Requirements: All of the data should be repeated exactly; pictures are not part of the copy.

# # # #

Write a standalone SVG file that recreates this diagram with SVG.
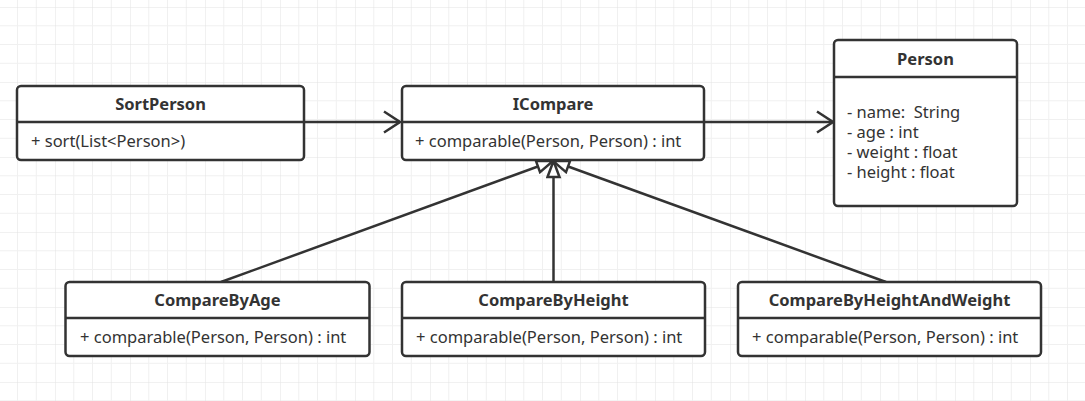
<svg xmlns="http://www.w3.org/2000/svg" width="1085" height="401" viewBox="0 0 1085 401">
<defs>
<pattern id="grid" patternUnits="userSpaceOnUse" x="55" y="7" width="75" height="75">
<path d="M18.75 0V75M37.5 0V75M56.25 0V75M0 18.75H75M0 37.5H75M0 56.25H75" stroke="#f0f0f0" stroke-width="1" fill="none"/>
<path d="M0 0V75M0 0H75" stroke="#e3e3e3" stroke-width="1" fill="none"/>
</pattern>
<marker id="open" viewBox="0 0 20 24" refX="18" refY="12" markerWidth="20" markerHeight="24" markerUnits="userSpaceOnUse" orient="auto">
<path d="M2 1.5L18 12L2 22.5" fill="none" stroke="#333" stroke-width="2.5"/>
</marker>
<marker id="tri" viewBox="0 0 20 16" refX="18" refY="8" markerWidth="20" markerHeight="16" markerUnits="userSpaceOnUse" orient="auto">
<path d="M2 2L18 8L2 14Z" fill="#fff" stroke="#333" stroke-width="2.5"/>
</marker>
</defs>
<style>
.box{fill:#fff;stroke:#333;stroke-width:2.5}
.div{stroke:#333;stroke-width:2.5}
.h{font-family:"Noto Sans","Liberation Sans",sans-serif;font-size:16.5px;font-weight:bold;fill:#333;text-anchor:middle}
.t{font-family:"Noto Sans","Liberation Sans",sans-serif;font-size:16.5px;fill:#333}
.e{fill:none;stroke:#333;stroke-width:2.5}
</style>
<rect width="1085" height="401" fill="#fff"/>
<rect width="1085" height="401" fill="url(#grid)"/>
<g id="connectors">
<path class="e" d="M304 122H400" marker-end="url(#open)"/>
<path class="e" d="M704 122H833" marker-end="url(#open)"/>
<path class="e" d="M221 282L553 161" marker-end="url(#tri)"/>
<path class="e" d="M553.5 282V161" marker-end="url(#tri)"/>
<path class="e" d="M886 282L553 161" marker-end="url(#tri)"/>
</g>
<g id="SortPerson">
<rect class="box" x="17" y="86" width="287" height="74" rx="4"/>
<line class="div" x1="17" y1="122" x2="304" y2="122"/>
<text class="h" x="160.5" y="110">SortPerson</text>
<text class="t" x="31" y="147">+ sort(List&lt;Person&gt;)</text>
</g>
<g id="ICompare">
<rect class="box" x="402" y="86" width="302" height="74" rx="4"/>
<line class="div" x1="402" y1="122" x2="704" y2="122"/>
<text class="h" x="553" y="110">ICompare</text>
<text class="t" x="415" y="147">+ comparable(Person, Person) : int</text>
</g>
<g id="Person">
<rect class="box" x="834" y="40" width="183" height="166" rx="4"/>
<line class="div" x1="834" y1="77" x2="1017" y2="77"/>
<text class="h" x="925.5" y="65">Person</text>
<text class="t" x="847" y="118">- name:&#160; String</text>
<text class="t" x="847" y="138">- age : int</text>
<text class="t" x="847" y="158">- weight : float</text>
<text class="t" x="847" y="178">- height : float</text>
</g>
<g id="CompareByAge">
<rect class="box" x="65.5" y="282" width="304" height="74" rx="4"/>
<line class="div" x1="65.5" y1="318" x2="369.5" y2="318"/>
<text class="h" x="217.5" y="306">CompareByAge</text>
<text class="t" x="80" y="343">+ comparable(Person, Person) : int</text>
</g>
<g id="CompareByHeight">
<rect class="box" x="402" y="282" width="303" height="74" rx="4"/>
<line class="div" x1="402" y1="318" x2="705" y2="318"/>
<text class="h" x="553.5" y="306">CompareByHeight</text>
<text class="t" x="416" y="343">+ comparable(Person, Person) : int</text>
</g>
<g id="CompareByHeightAndWeight">
<rect class="box" x="738" y="282" width="303" height="74" rx="4"/>
<line class="div" x1="738" y1="318" x2="1041" y2="318"/>
<text class="h" x="889.5" y="306">CompareByHeightAndWeight</text>
<text class="t" x="752" y="343">+ comparable(Person, Person) : int</text>
</g>
</svg>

# # # #

Task output:
Write a standalone SVG file that recreates this diagram with SVG.
<svg xmlns="http://www.w3.org/2000/svg" width="1085" height="401" viewBox="0 0 1085 401">
<defs>
<pattern id="grid" patternUnits="userSpaceOnUse" x="55" y="7" width="75" height="75">
<path d="M18.75 0V75M37.5 0V75M56.25 0V75M0 18.75H75M0 37.5H75M0 56.25H75" stroke="#f0f0f0" stroke-width="1" fill="none"/>
<path d="M0 0V75M0 0H75" stroke="#e3e3e3" stroke-width="1" fill="none"/>
</pattern>
<marker id="open" viewBox="0 0 20 24" refX="18" refY="12" markerWidth="20" markerHeight="24" markerUnits="userSpaceOnUse" orient="auto">
<path d="M2 1.5L18 12L2 22.5" fill="none" stroke="#333" stroke-width="2.5"/>
</marker>
<marker id="tri" viewBox="0 0 20 16" refX="18" refY="8" markerWidth="20" markerHeight="16" markerUnits="userSpaceOnUse" orient="auto">
<path d="M2 2L18 8L2 14Z" fill="#fff" stroke="#333" stroke-width="2.5"/>
</marker>
</defs>
<style>
.box{fill:#fff;stroke:#333;stroke-width:2.5}
.div{stroke:#333;stroke-width:2.5}
.h{font-family:"Noto Sans","Liberation Sans",sans-serif;font-size:16.5px;font-weight:bold;fill:#333;text-anchor:middle}
.t{font-family:"Noto Sans","Liberation Sans",sans-serif;font-size:16.5px;fill:#333}
.e{fill:none;stroke:#333;stroke-width:2.5}
</style>
<rect width="1085" height="401" fill="#fff"/>
<rect width="1085" height="401" fill="url(#grid)"/>
<g id="connectors">
<path class="e" d="M304 122H400" marker-end="url(#open)"/>
<path class="e" d="M704 122H833" marker-end="url(#open)"/>
<path class="e" d="M221 282L553 161" marker-end="url(#tri)"/>
<path class="e" d="M553.5 282V161" marker-end="url(#tri)"/>
<path class="e" d="M886 282L553 161" marker-end="url(#tri)"/>
</g>
<g id="SortPerson">
<rect class="box" x="17" y="86" width="287" height="74" rx="4"/>
<line class="div" x1="17" y1="122" x2="304" y2="122"/>
<text class="h" x="160.5" y="110">SortPerson</text>
<text class="t" x="31" y="147">+ sort(List&lt;Person&gt;)</text>
</g>
<g id="ICompare">
<rect class="box" x="402" y="86" width="302" height="74" rx="4"/>
<line class="div" x1="402" y1="122" x2="704" y2="122"/>
<text class="h" x="553" y="110">ICompare</text>
<text class="t" x="415" y="147">+ comparable(Person, Person) : int</text>
</g>
<g id="Person">
<rect class="box" x="834" y="40" width="183" height="166" rx="4"/>
<line class="div" x1="834" y1="77" x2="1017" y2="77"/>
<text class="h" x="925.5" y="65">Person</text>
<text class="t" x="847" y="118">- name:&#160; String</text>
<text class="t" x="847" y="138">- age : int</text>
<text class="t" x="847" y="158">- weight : float</text>
<text class="t" x="847" y="178">- height : float</text>
</g>
<g id="CompareByAge">
<rect class="box" x="65.5" y="282" width="304" height="74" rx="4"/>
<line class="div" x1="65.5" y1="318" x2="369.5" y2="318"/>
<text class="h" x="217.5" y="306">CompareByAge</text>
<text class="t" x="80" y="343">+ comparable(Person, Person) : int</text>
</g>
<g id="CompareByHeight">
<rect class="box" x="402" y="282" width="303" height="74" rx="4"/>
<line class="div" x1="402" y1="318" x2="705" y2="318"/>
<text class="h" x="553.5" y="306">CompareByHeight</text>
<text class="t" x="416" y="343">+ comparable(Person, Person) : int</text>
</g>
<g id="CompareByHeightAndWeight">
<rect class="box" x="738" y="282" width="303" height="74" rx="4"/>
<line class="div" x1="738" y1="318" x2="1041" y2="318"/>
<text class="h" x="889.5" y="306">CompareByHeightAndWeight</text>
<text class="t" x="752" y="343">+ comparable(Person, Person) : int</text>
</g>
</svg>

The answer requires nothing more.